Dentro da companhia não há perspetivas de progressão. “Vai ter de haver abertura por parte de quem manda aos chamados acordos temporários de emergência”.

Foi, aliás, Paulo Duarte que garantiu já ter havido uma reunião de apresentação em que o novo CEO “não se comprometeu com nada”, mas garantiu que houve também uma “interação” com trabalhadores antes das audições desta quarta-feira, em que Luís Rodrigues terá comunicado não conhecer o plano de reestruturação da TAP.

“No dia de hoje houve uma interação com todos os trabalhadores nas instalações da TAP”, começou por dizer, referindo que houve uma “parte engraçada” nessa “interação” em que “o Dr. Luís Rodrigues comunicou aos trabalhadores que não conhece o plano de reestruturação da TAP“.

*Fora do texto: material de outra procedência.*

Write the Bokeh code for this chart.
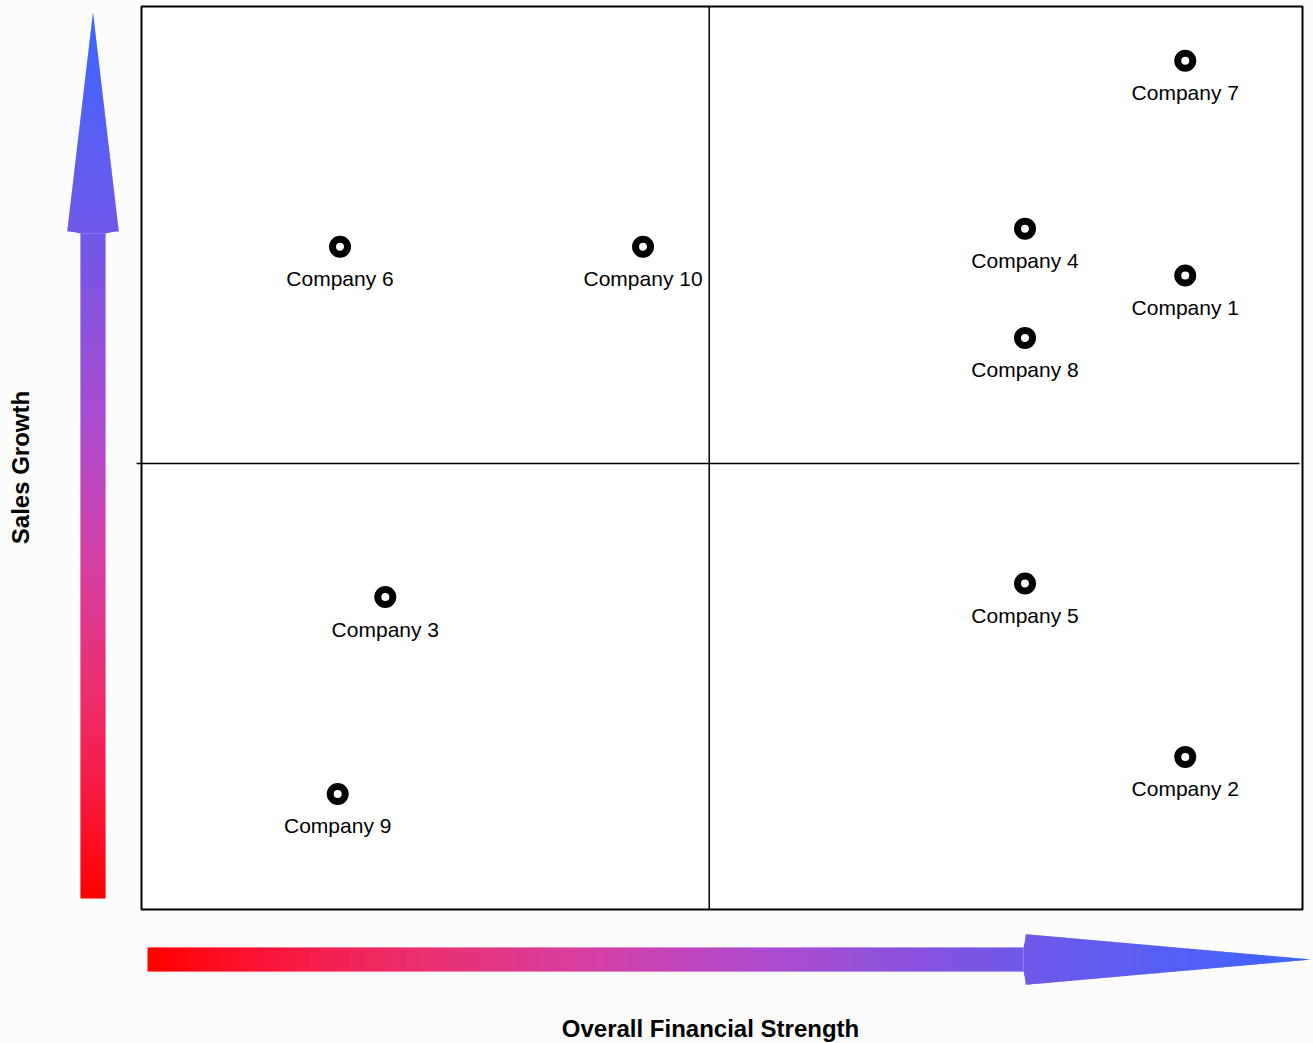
from bokeh.plotting import figure
from bokeh.models import Range1d, ColumnDataSource
from bokeh.core.properties import value
from bokeh.embed import file_html
from bokeh.resources import INLINE
import math

# ---------------- data ----------------
companies = ["Company 1", "Company 2", "Company 3", "Company 4", "Company 5",
             "Company 6", "Company 7", "Company 8", "Company 9", "Company 10"]
strength = [89.9, 89.9, 21.0, 76.1, 76.1, 17.1, 89.9, 76.1, 16.9, 43.2]   # x (0-100)
growth = [70.2, 16.9, 34.6, 75.4, 36.1, 73.4, 94.0, 63.3, 12.8, 73.4]     # y (0-100)
mid_strength = 48.9
mid_growth = 49.4
x_title = "Overall Financial Strength"
y_title = "Sales Growth"

# ---------------- layout (pixels) ----------------
W, H = 1313, 1043
BOX_L, BOX_R, BOX_T, BOX_B = 141, 1302, 6, 909


def dx(fx):
    return (fx - BOX_L) * 100.0 / (BOX_R - BOX_L)


def dy(fy):
    return (BOX_B - fy) * 100.0 / (BOX_B - BOX_T)


p = figure(width=W, height=H, output_backend="svg", toolbar_location=None,
           x_range=Range1d(dx(0), dx(W)), y_range=Range1d(dy(H), dy(0)),
           x_axis_location=None, y_axis_location=None, min_border=0)
p.grid.visible = False
p.outline_line_color = None
p.background_fill_color = "#fcfcfc"
p.border_fill_color = "#fcfcfc"

# gradient stops (fraction, r, g, b)
stops = [(0.0, 255, 0, 0), (0.13, 248, 28, 70), (0.26, 232, 50, 120),
         (0.39, 210, 64, 168), (0.52, 176, 74, 204), (0.75, 112, 88, 232),
         (1.0, 58, 102, 255)]


def grad(t):
    t = max(0.0, min(1.0, t))
    for (t0, r0, g0, b0), (t1, r1, g1, b1) in zip(stops[:-1], stops[1:]):
        if t <= t1:
            f = (t - t0) / (t1 - t0)
            return "#%02x%02x%02x" % (round(r0 + (r1 - r0) * f),
                                      round(g0 + (g1 - g0) * f),
                                      round(b0 + (b1 - b0) * f))
    return "#%02x%02x%02x" % stops[-1][1:]


def arrow_slices(start, head, tip, shaft_half, head_half, step=2.0):
    """list of (a, b, half_a, half_b, t) along the arrow axis, in px"""
    out = []
    total = tip - start
    sgn = 1 if total > 0 else -1

    def half(pos):
        if (pos - head) * sgn <= 0:
            return shaft_half
        return head_half * (tip - pos) / (tip - head)

    pos = start
    while (pos - tip) * sgn < 0:
        nxt = pos + sgn * step
        if (pos - head) * sgn < 0 < (nxt - head) * sgn:
            nxt = head
        if (nxt - tip) * sgn > 0:
            nxt = tip
        ext = nxt + sgn * 0.8
        if (ext - tip) * sgn > 0:
            ext = tip
        if (pos - head) * sgn < 0:
            ha, hb = shaft_half, shaft_half
            ext = min(ext, head) if sgn > 0 else max(ext, head)
        else:
            ha, hb = half(pos), half(ext)
        t = ((pos + nxt) / 2 - start) / total
        out.append((pos, ext, ha, hb, t))
        pos = nxt
    return out


xs_list, ys_list, cols = [], [], []
# horizontal arrow
cy = 959
for a, b, ha, hb, t in arrow_slices(147, 1023, 1311, 12, 25.5):
    xs_list.append([dx(a), dx(b), dx(b), dx(a)])
    ys_list.append([dy(cy - ha), dy(cy - hb), dy(cy + hb), dy(cy + ha)])
    cols.append(grad(t))
# vertical arrow
cx = 92.5
for a, b, ha, hb, t in arrow_slices(898, 233, 12, 12.5, 26):
    ys_list.append([dy(a), dy(b), dy(b), dy(a)])
    xs_list.append([dx(cx - ha), dx(cx - hb), dx(cx + hb), dx(cx + ha)])
    cols.append(grad(t))
p.patches(xs=xs_list, ys=ys_list, fill_color=cols, line_color=None)

# quadrant box
p.quad(left=[0], right=[100], bottom=[0], top=[100],
       fill_color="white", line_color="black", line_width=2)
p.segment(x0=[mid_strength], y0=[0], x1=[mid_strength], y1=[100],
          line_color="black", line_width=1.5)
p.segment(x0=[dx(BOX_L - 5)], y0=[mid_growth], x1=[dx(BOX_R - 3)], y1=[mid_growth],
          line_color="black", line_width=1.5)

src = ColumnDataSource(dict(x=strength, y=growth, name=companies))
p.scatter("x", "y", source=src, size=15, line_width=7,
          fill_color="white", line_color="black")
p.text("x", "y", text="name", source=src, text_align="center",
       text_baseline="middle", y_offset=32,
       text_font=value("Liberation Sans"), text_font_size="21px",
       text_color="black")

# axis titles
p.text(x=[dx(710)], y=[dy(1028)], text=[x_title], text_align="center",
       text_baseline="middle", text_font=value("Liberation Sans"),
       text_font_size="24px", text_font_style="bold", text_color="black")
p.text(x=[dx(20)], y=[dy(467)], text=[y_title], text_align="center",
       text_baseline="middle", angle=math.pi / 2,
       text_font=value("Liberation Sans"),
       text_font_size="24px", text_font_style="bold", text_color="black")

open("out.html", "w").write(file_html(p, INLINE))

Paulo Moniz, do PSD, quis perceber quando é que essa reunião foi agendada. Segundo Paulo Duarte, foi no início da semana passada, ainda antes de o próprio sindicalista saber que seria a data em que viria à comissão de inquérito. Paulo Duarte não sabe esclarecer se nessa “interação” estavam representados todos os sindicatos porque há uma grande parte de dirigentes que não são trabalhadores da empresa (ele próprio é e esteve presente).

O SNPVAC também disse já ter reunido com o novo CEO, em que “mostrámos satisfação pela chegada”. Foi um encontro de apresentação “de pessoas que conhecem a realidade TAP”. “Acreditamos que há potencial”, afirma, e diz que reconhece “competência” à equipa que vem gerir o futuro da TAP”. Pedro Figueiredo, do SINTAC, o terceiro sindicato a ser ouvido nas audições desta quarta-feira, diz que o sindicato já reuniu com o novo CEO, mas não antes desta audição.